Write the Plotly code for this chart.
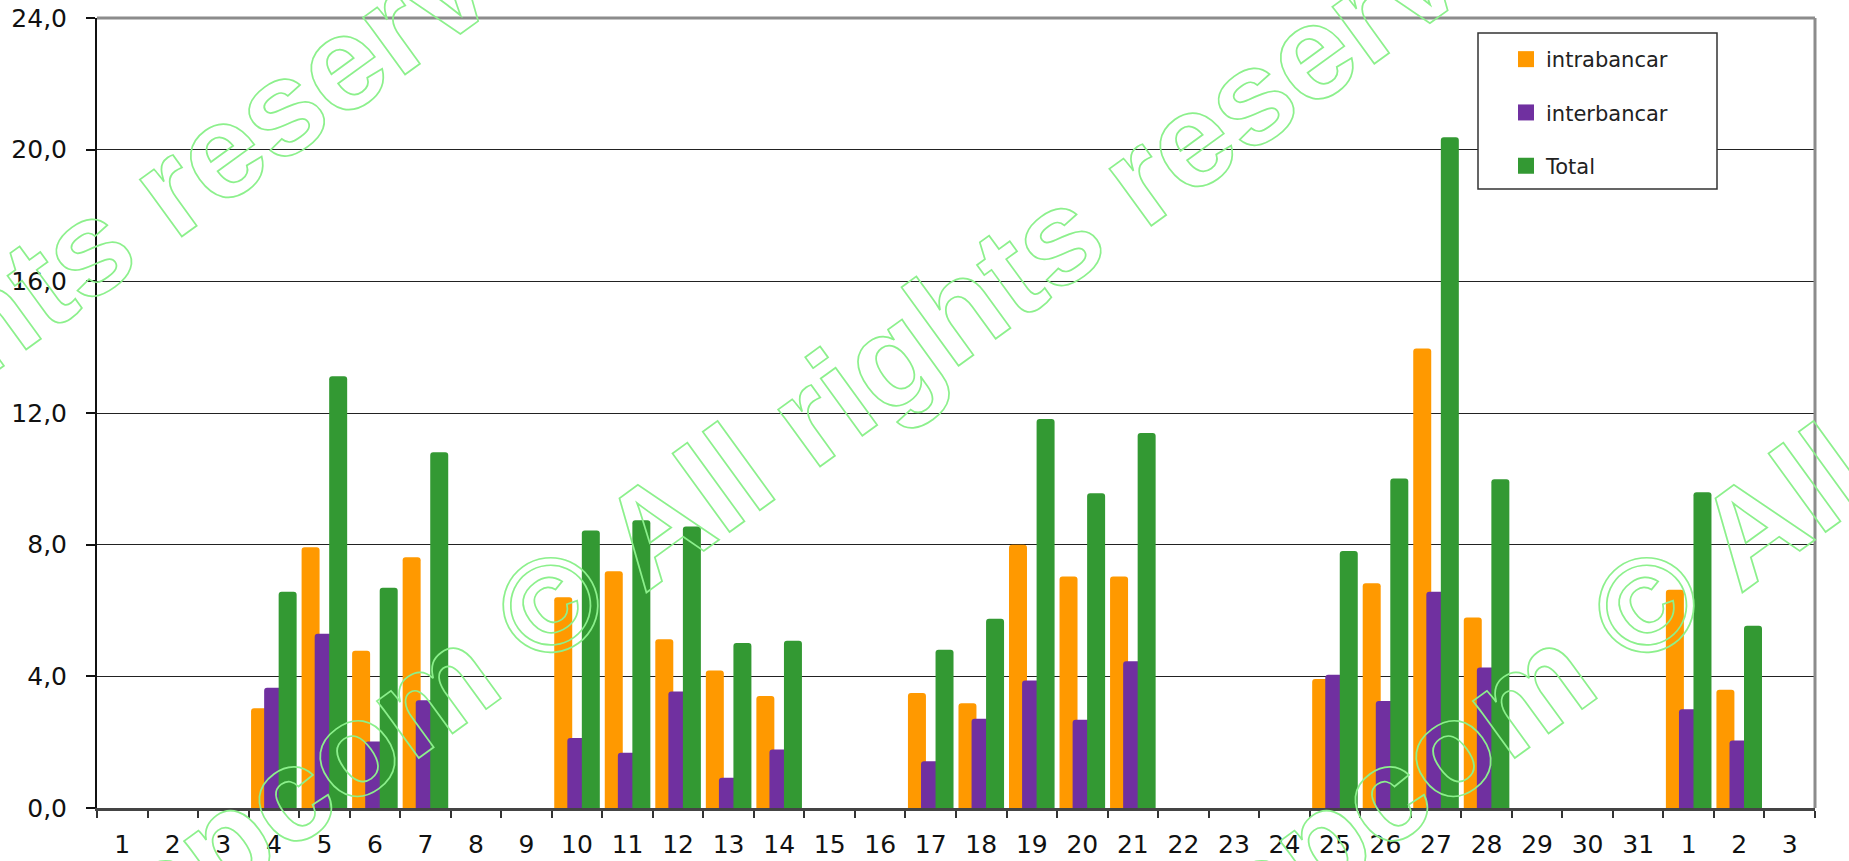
import plotly.graph_objects as go

# ---- data ----
days = [str(d) for d in range(1, 32)] + ["1", "2", "3"]

intrabancar = [None, None, None, 3.03, 7.92, 4.78, 7.62, None, None, 6.40, 7.19, 5.13, 4.18, 3.40,
               None, None, 3.49, 3.18, 8.00, 7.03, 7.03, None, None, None, 3.92, 6.83, 13.96, 5.79,
               None, None, None, 6.63, 3.59, None]
interbancar = [None, None, None, 3.65, 5.29, 2.02, 3.27, None, None, 2.13, 1.68, 3.54, 0.92, 1.78,
               None, None, 1.42, 2.71, 3.87, 2.68, 4.46, None, None, None, 4.05, 3.25, 6.57, 4.27,
               None, None, None, 3.00, 2.05, None]
total = [None, None, None, 6.57, 13.12, 6.69, 10.81, None, None, 8.43, 8.74, 8.55, 5.01, 5.08,
         None, None, 4.81, 5.75, 11.82, 9.56, 11.39, None, None, None, 7.81, 10.01, 20.38, 9.99,
         None, None, None, 9.59, 5.54, None]

series_names = ["intrabancar", "interbancar", "Total"]
series_values = [intrabancar, interbancar, total]
series_colors = ["#FF9900", "#7030A0", "#339933"]
series_offsets = [-0.451, -0.192, 0.095]
bar_width = 0.356

y_ticks = [0, 4, 8, 12, 16, 20, 24]
watermark = "opcom © All rights reserved"

positions = list(range(len(days)))

FONT = "DejaVu Sans, Verdana, sans-serif"

fig = go.Figure()
for name, vals, col, off in zip(series_names, series_values, series_colors, series_offsets):
    fig.add_trace(go.Bar(
        x=positions, y=vals, name=name,
        marker=dict(color=col, line=dict(width=0), cornerradius=3),
        offset=off, width=bar_width,
        showlegend=False,
    ))
# legend entries (larger square swatches)
for name, col in zip(series_names, series_colors):
    fig.add_trace(go.Scatter(
        x=[None], y=[None], mode="markers", name=name,
        marker=dict(symbol="square", size=16, color=col),
        legendgroup=name, showlegend=True,
    ))

L, R, T, B = 97, 34, 18, 53
W, H = 1849, 861
pw, ph = W - L - R, H - T - B


def px2paper(px, py):
    return (px - L) / pw, (H - B - py) / ph


fig.update_layout(
    width=W, height=H,
    margin=dict(l=L, r=R, t=T, b=B, pad=0, autoexpand=False),
    paper_bgcolor="white", plot_bgcolor="white",
    barmode="overlay",
    separators=",.",
    font=dict(family=FONT, size=25, color="#111"),
    showlegend=True,
    legend=dict(
        x=px2paper(1506, 0)[0], y=px2paper(0, 39)[1], xanchor="left", yanchor="top",
        bgcolor="rgba(0,0,0,0)", borderwidth=0,
        font=dict(family=FONT, size=21, color="#222"),
        traceorder="grouped", tracegroupgap=23,
        itemwidth=30,
    ),
)

fig.update_xaxes(
    range=[-0.5, len(days) - 0.5],
    tickmode="array", tickvals=positions, ticktext=days,
    ticks="", showgrid=False, zeroline=False,
    showline=True, linecolor="#444", linewidth=2.5,
    ticklabelstandoff=12, automargin=False,
    tickfont=dict(family=FONT, size=25, color="#111"),
    minor=dict(tickmode="array", tickvals=[p - 0.5 for p in positions] + [len(days) - 0.5],
               ticks="outside", ticklen=7, tickwidth=2, tickcolor="#333", showgrid=False),
    fixedrange=True,
)
fig.update_yaxes(
    range=[0, 24], tickmode="array", tickvals=y_ticks, tickformat=".1f",
    ticks="outside", ticklen=9, tickwidth=1.5, tickcolor="#111",
    showgrid=True, gridcolor="#222", gridwidth=1.3,
    zeroline=False, showline=True, linecolor="#111", linewidth=2,
    ticklabelstandoff=14, automargin=False,
    tickfont=dict(family=FONT, size=25, color="#111"),
    fixedrange=True,
)

# top and right frame lines (grey)
fig.add_shape(type="line", xref="paper", yref="paper", x0=0, x1=1, y0=1, y1=1,
              line=dict(color="#8C8C8C", width=3))
fig.add_shape(type="line", xref="paper", yref="paper", x0=1, x1=1, y0=0, y1=1,
              line=dict(color="#8C8C8C", width=3))

# legend box
bx0, by0 = px2paper(1478, 189)
bx1, by1 = px2paper(1717, 33)
fig.add_shape(type="rect", xref="paper", yref="paper", x0=bx0, x1=bx1, y0=by0, y1=by1,
              line=dict(color="#333", width=1.5), fillcolor="white", layer="above")

# watermark (outlined via post script)
for cx, cy in [(-123, 400), (847, 390), (1943, 390)]:
    ax, ay = px2paper(cx, cy)
    fig.add_annotation(text=watermark, xref="paper", yref="paper", x=ax, y=ay,
                       xanchor="center", yanchor="middle", showarrow=False,
                       textangle=-36,
                       font=dict(family="Liberation Sans, Arial, sans-serif", size=134,
                                 color="#8CF08C", weight="bold"))

post = """
document.body.style.margin = '0';
document.body.style.padding = '0';
document.body.style.overflow = 'hidden';
var gd = document.getElementById('{plot_id}');
gd.querySelectorAll('.annotation-text').forEach(function(t){
  if (t.textContent.indexOf('rights') >= 0) {
    t.style.fill = 'none';
    t.style.stroke = '#8CF08C';
    t.style.strokeWidth = '1.7px';
  }
});
"""

fig.write_html("out.html", post_script=post, config={"displayModeBar": False})
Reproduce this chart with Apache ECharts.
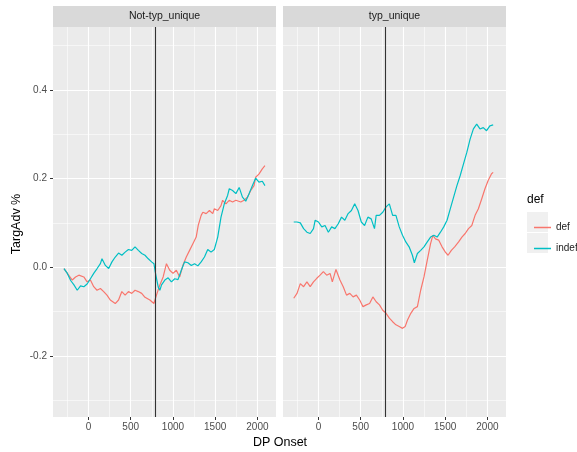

====

[DIRECTIVE] All of the data above should be transcribed verbatim, with pictures omitted.

[OUTPUT FOR THIS TASK]
Write the Plotly code for this chart.
import plotly.graph_objects as go

# ---- data ----
days = [str(d) for d in range(1, 32)] + ["1", "2", "3"]

intrabancar = [None, None, None, 3.03, 7.92, 4.78, 7.62, None, None, 6.40, 7.19, 5.13, 4.18, 3.40,
               None, None, 3.49, 3.18, 8.00, 7.03, 7.03, None, None, None, 3.92, 6.83, 13.96, 5.79,
               None, None, None, 6.63, 3.59, None]
interbancar = [None, None, None, 3.65, 5.29, 2.02, 3.27, None, None, 2.13, 1.68, 3.54, 0.92, 1.78,
               None, None, 1.42, 2.71, 3.87, 2.68, 4.46, None, None, None, 4.05, 3.25, 6.57, 4.27,
               None, None, None, 3.00, 2.05, None]
total = [None, None, None, 6.57, 13.12, 6.69, 10.81, None, None, 8.43, 8.74, 8.55, 5.01, 5.08,
         None, None, 4.81, 5.75, 11.82, 9.56, 11.39, None, None, None, 7.81, 10.01, 20.38, 9.99,
         None, None, None, 9.59, 5.54, None]

series_names = ["intrabancar", "interbancar", "Total"]
series_values = [intrabancar, interbancar, total]
series_colors = ["#FF9900", "#7030A0", "#339933"]
series_offsets = [-0.451, -0.192, 0.095]
bar_width = 0.356

y_ticks = [0, 4, 8, 12, 16, 20, 24]
watermark = "opcom © All rights reserved"

positions = list(range(len(days)))

FONT = "DejaVu Sans, Verdana, sans-serif"

fig = go.Figure()
for name, vals, col, off in zip(series_names, series_values, series_colors, series_offsets):
    fig.add_trace(go.Bar(
        x=positions, y=vals, name=name,
        marker=dict(color=col, line=dict(width=0), cornerradius=3),
        offset=off, width=bar_width,
        showlegend=False,
    ))
# legend entries (larger square swatches)
for name, col in zip(series_names, series_colors):
    fig.add_trace(go.Scatter(
        x=[None], y=[None], mode="markers", name=name,
        marker=dict(symbol="square", size=16, color=col),
        legendgroup=name, showlegend=True,
    ))

L, R, T, B = 97, 34, 18, 53
W, H = 1849, 861
pw, ph = W - L - R, H - T - B


def px2paper(px, py):
    return (px - L) / pw, (H - B - py) / ph


fig.update_layout(
    width=W, height=H,
    margin=dict(l=L, r=R, t=T, b=B, pad=0, autoexpand=False),
    paper_bgcolor="white", plot_bgcolor="white",
    barmode="overlay",
    separators=",.",
    font=dict(family=FONT, size=25, color="#111"),
    showlegend=True,
    legend=dict(
        x=px2paper(1506, 0)[0], y=px2paper(0, 39)[1], xanchor="left", yanchor="top",
        bgcolor="rgba(0,0,0,0)", borderwidth=0,
        font=dict(family=FONT, size=21, color="#222"),
        traceorder="grouped", tracegroupgap=23,
        itemwidth=30,
    ),
)

fig.update_xaxes(
    range=[-0.5, len(days) - 0.5],
    tickmode="array", tickvals=positions, ticktext=days,
    ticks="", showgrid=False, zeroline=False,
    showline=True, linecolor="#444", linewidth=2.5,
    ticklabelstandoff=12, automargin=False,
    tickfont=dict(family=FONT, size=25, color="#111"),
    minor=dict(tickmode="array", tickvals=[p - 0.5 for p in positions] + [len(days) - 0.5],
               ticks="outside", ticklen=7, tickwidth=2, tickcolor="#333", showgrid=False),
    fixedrange=True,
)
fig.update_yaxes(
    range=[0, 24], tickmode="array", tickvals=y_ticks, tickformat=".1f",
    ticks="outside", ticklen=9, tickwidth=1.5, tickcolor="#111",
    showgrid=True, gridcolor="#222", gridwidth=1.3,
    zeroline=False, showline=True, linecolor="#111", linewidth=2,
    ticklabelstandoff=14, automargin=False,
    tickfont=dict(family=FONT, size=25, color="#111"),
    fixedrange=True,
)

# top and right frame lines (grey)
fig.add_shape(type="line", xref="paper", yref="paper", x0=0, x1=1, y0=1, y1=1,
              line=dict(color="#8C8C8C", width=3))
fig.add_shape(type="line", xref="paper", yref="paper", x0=1, x1=1, y0=0, y1=1,
              line=dict(color="#8C8C8C", width=3))

# legend box
bx0, by0 = px2paper(1478, 189)
bx1, by1 = px2paper(1717, 33)
fig.add_shape(type="rect", xref="paper", yref="paper", x0=bx0, x1=bx1, y0=by0, y1=by1,
              line=dict(color="#333", width=1.5), fillcolor="white", layer="above")

# watermark (outlined via post script)
for cx, cy in [(-123, 400), (847, 390), (1943, 390)]:
    ax, ay = px2paper(cx, cy)
    fig.add_annotation(text=watermark, xref="paper", yref="paper", x=ax, y=ay,
                       xanchor="center", yanchor="middle", showarrow=False,
                       textangle=-36,
                       font=dict(family="Liberation Sans, Arial, sans-serif", size=134,
                                 color="#8CF08C", weight="bold"))

post = """
document.body.style.margin = '0';
document.body.style.padding = '0';
document.body.style.overflow = 'hidden';
var gd = document.getElementById('{plot_id}');
gd.querySelectorAll('.annotation-text').forEach(function(t){
  if (t.textContent.indexOf('rights') >= 0) {
    t.style.fill = 'none';
    t.style.stroke = '#8CF08C';
    t.style.strokeWidth = '1.7px';
  }
});
"""

fig.write_html("out.html", post_script=post, config={"displayModeBar": False})
Reproduce this chart with Apache ECharts.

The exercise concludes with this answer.